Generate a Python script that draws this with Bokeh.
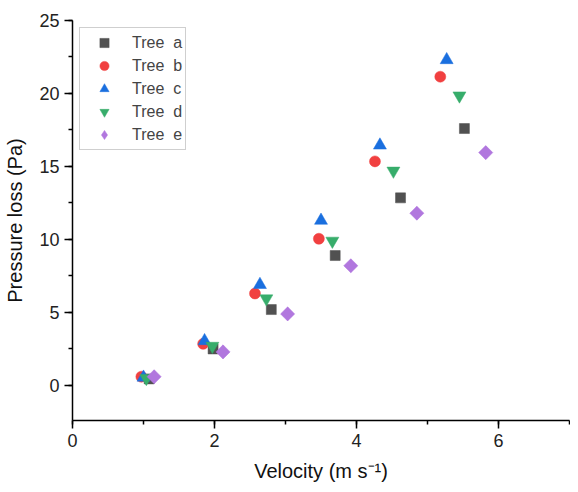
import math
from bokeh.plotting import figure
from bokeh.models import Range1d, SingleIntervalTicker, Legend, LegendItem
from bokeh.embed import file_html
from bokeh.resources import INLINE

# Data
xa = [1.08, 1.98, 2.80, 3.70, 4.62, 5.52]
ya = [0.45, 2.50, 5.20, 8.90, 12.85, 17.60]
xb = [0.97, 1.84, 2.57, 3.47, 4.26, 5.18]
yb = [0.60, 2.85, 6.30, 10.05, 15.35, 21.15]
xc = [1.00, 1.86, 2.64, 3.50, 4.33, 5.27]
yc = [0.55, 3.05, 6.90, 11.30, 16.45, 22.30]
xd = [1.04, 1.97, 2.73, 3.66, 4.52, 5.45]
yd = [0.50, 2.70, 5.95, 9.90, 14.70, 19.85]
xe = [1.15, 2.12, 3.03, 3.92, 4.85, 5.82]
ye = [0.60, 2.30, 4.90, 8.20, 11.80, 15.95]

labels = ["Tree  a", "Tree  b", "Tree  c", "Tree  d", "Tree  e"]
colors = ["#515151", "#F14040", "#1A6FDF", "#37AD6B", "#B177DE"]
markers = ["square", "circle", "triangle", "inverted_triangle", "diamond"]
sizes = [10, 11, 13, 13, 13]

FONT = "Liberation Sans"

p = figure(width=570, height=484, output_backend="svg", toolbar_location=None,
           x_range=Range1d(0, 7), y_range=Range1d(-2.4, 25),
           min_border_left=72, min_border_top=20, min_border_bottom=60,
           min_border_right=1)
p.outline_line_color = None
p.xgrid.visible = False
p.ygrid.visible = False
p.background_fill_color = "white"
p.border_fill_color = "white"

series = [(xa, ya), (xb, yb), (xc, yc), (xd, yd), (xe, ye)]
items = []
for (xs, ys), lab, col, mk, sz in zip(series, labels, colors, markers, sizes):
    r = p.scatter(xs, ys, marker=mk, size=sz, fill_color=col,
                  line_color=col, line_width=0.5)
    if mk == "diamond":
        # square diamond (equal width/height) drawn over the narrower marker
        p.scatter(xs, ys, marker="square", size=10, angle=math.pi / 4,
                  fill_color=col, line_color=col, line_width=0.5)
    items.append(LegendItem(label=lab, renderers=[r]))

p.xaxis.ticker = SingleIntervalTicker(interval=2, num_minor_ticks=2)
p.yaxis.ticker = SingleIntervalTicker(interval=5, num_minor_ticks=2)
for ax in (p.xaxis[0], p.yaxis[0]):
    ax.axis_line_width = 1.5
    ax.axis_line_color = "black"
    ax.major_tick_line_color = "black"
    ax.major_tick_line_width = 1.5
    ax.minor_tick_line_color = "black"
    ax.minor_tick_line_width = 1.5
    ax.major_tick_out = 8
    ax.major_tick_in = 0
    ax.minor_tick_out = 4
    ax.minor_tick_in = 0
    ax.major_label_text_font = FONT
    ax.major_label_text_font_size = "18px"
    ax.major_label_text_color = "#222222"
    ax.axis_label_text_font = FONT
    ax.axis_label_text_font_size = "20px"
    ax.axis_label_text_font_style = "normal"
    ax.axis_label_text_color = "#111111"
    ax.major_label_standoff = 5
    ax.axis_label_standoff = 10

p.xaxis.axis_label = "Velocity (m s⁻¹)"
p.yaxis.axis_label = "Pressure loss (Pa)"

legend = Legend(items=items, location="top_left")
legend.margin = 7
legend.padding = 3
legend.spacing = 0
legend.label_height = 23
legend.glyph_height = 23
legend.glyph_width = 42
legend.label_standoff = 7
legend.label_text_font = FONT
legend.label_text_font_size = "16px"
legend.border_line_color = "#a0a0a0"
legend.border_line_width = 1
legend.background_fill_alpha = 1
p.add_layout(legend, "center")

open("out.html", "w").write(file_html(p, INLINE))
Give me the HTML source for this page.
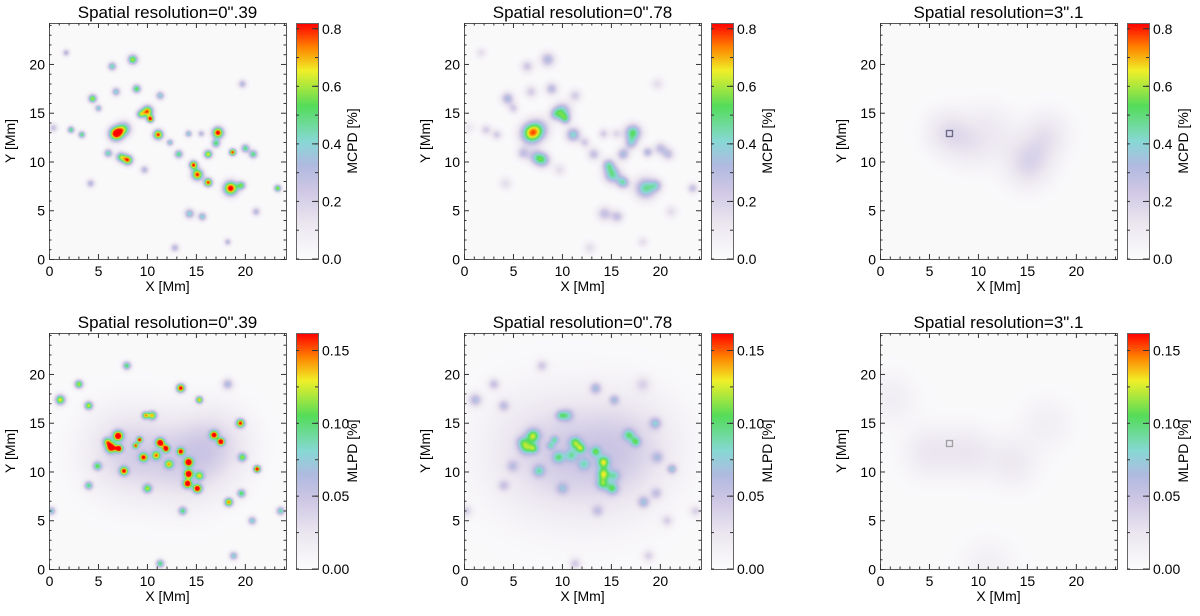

OBJECTIVE: Output every entry verbatim. Pictures do not belong in the copy.

SOLUTION FOR THIS EXERCISE:
Generate a Python script that draws this with Bokeh.
import math
from bokeh.plotting import figure
from bokeh.models import Range1d, SingleIntervalTicker, Legend, LegendItem
from bokeh.embed import file_html
from bokeh.resources import INLINE

# Data
xa = [1.08, 1.98, 2.80, 3.70, 4.62, 5.52]
ya = [0.45, 2.50, 5.20, 8.90, 12.85, 17.60]
xb = [0.97, 1.84, 2.57, 3.47, 4.26, 5.18]
yb = [0.60, 2.85, 6.30, 10.05, 15.35, 21.15]
xc = [1.00, 1.86, 2.64, 3.50, 4.33, 5.27]
yc = [0.55, 3.05, 6.90, 11.30, 16.45, 22.30]
xd = [1.04, 1.97, 2.73, 3.66, 4.52, 5.45]
yd = [0.50, 2.70, 5.95, 9.90, 14.70, 19.85]
xe = [1.15, 2.12, 3.03, 3.92, 4.85, 5.82]
ye = [0.60, 2.30, 4.90, 8.20, 11.80, 15.95]

labels = ["Tree  a", "Tree  b", "Tree  c", "Tree  d", "Tree  e"]
colors = ["#515151", "#F14040", "#1A6FDF", "#37AD6B", "#B177DE"]
markers = ["square", "circle", "triangle", "inverted_triangle", "diamond"]
sizes = [10, 11, 13, 13, 13]

FONT = "Liberation Sans"

p = figure(width=570, height=484, output_backend="svg", toolbar_location=None,
           x_range=Range1d(0, 7), y_range=Range1d(-2.4, 25),
           min_border_left=72, min_border_top=20, min_border_bottom=60,
           min_border_right=1)
p.outline_line_color = None
p.xgrid.visible = False
p.ygrid.visible = False
p.background_fill_color = "white"
p.border_fill_color = "white"

series = [(xa, ya), (xb, yb), (xc, yc), (xd, yd), (xe, ye)]
items = []
for (xs, ys), lab, col, mk, sz in zip(series, labels, colors, markers, sizes):
    r = p.scatter(xs, ys, marker=mk, size=sz, fill_color=col,
                  line_color=col, line_width=0.5)
    if mk == "diamond":
        # square diamond (equal width/height) drawn over the narrower marker
        p.scatter(xs, ys, marker="square", size=10, angle=math.pi / 4,
                  fill_color=col, line_color=col, line_width=0.5)
    items.append(LegendItem(label=lab, renderers=[r]))

p.xaxis.ticker = SingleIntervalTicker(interval=2, num_minor_ticks=2)
p.yaxis.ticker = SingleIntervalTicker(interval=5, num_minor_ticks=2)
for ax in (p.xaxis[0], p.yaxis[0]):
    ax.axis_line_width = 1.5
    ax.axis_line_color = "black"
    ax.major_tick_line_color = "black"
    ax.major_tick_line_width = 1.5
    ax.minor_tick_line_color = "black"
    ax.minor_tick_line_width = 1.5
    ax.major_tick_out = 8
    ax.major_tick_in = 0
    ax.minor_tick_out = 4
    ax.minor_tick_in = 0
    ax.major_label_text_font = FONT
    ax.major_label_text_font_size = "18px"
    ax.major_label_text_color = "#222222"
    ax.axis_label_text_font = FONT
    ax.axis_label_text_font_size = "20px"
    ax.axis_label_text_font_style = "normal"
    ax.axis_label_text_color = "#111111"
    ax.major_label_standoff = 5
    ax.axis_label_standoff = 10

p.xaxis.axis_label = "Velocity (m s⁻¹)"
p.yaxis.axis_label = "Pressure loss (Pa)"

legend = Legend(items=items, location="top_left")
legend.margin = 7
legend.padding = 3
legend.spacing = 0
legend.label_height = 23
legend.glyph_height = 23
legend.glyph_width = 42
legend.label_standoff = 7
legend.label_text_font = FONT
legend.label_text_font_size = "16px"
legend.border_line_color = "#a0a0a0"
legend.border_line_width = 1
legend.background_fill_alpha = 1
p.add_layout(legend, "center")

open("out.html", "w").write(file_html(p, INLINE))
Give me the HTML source for this page.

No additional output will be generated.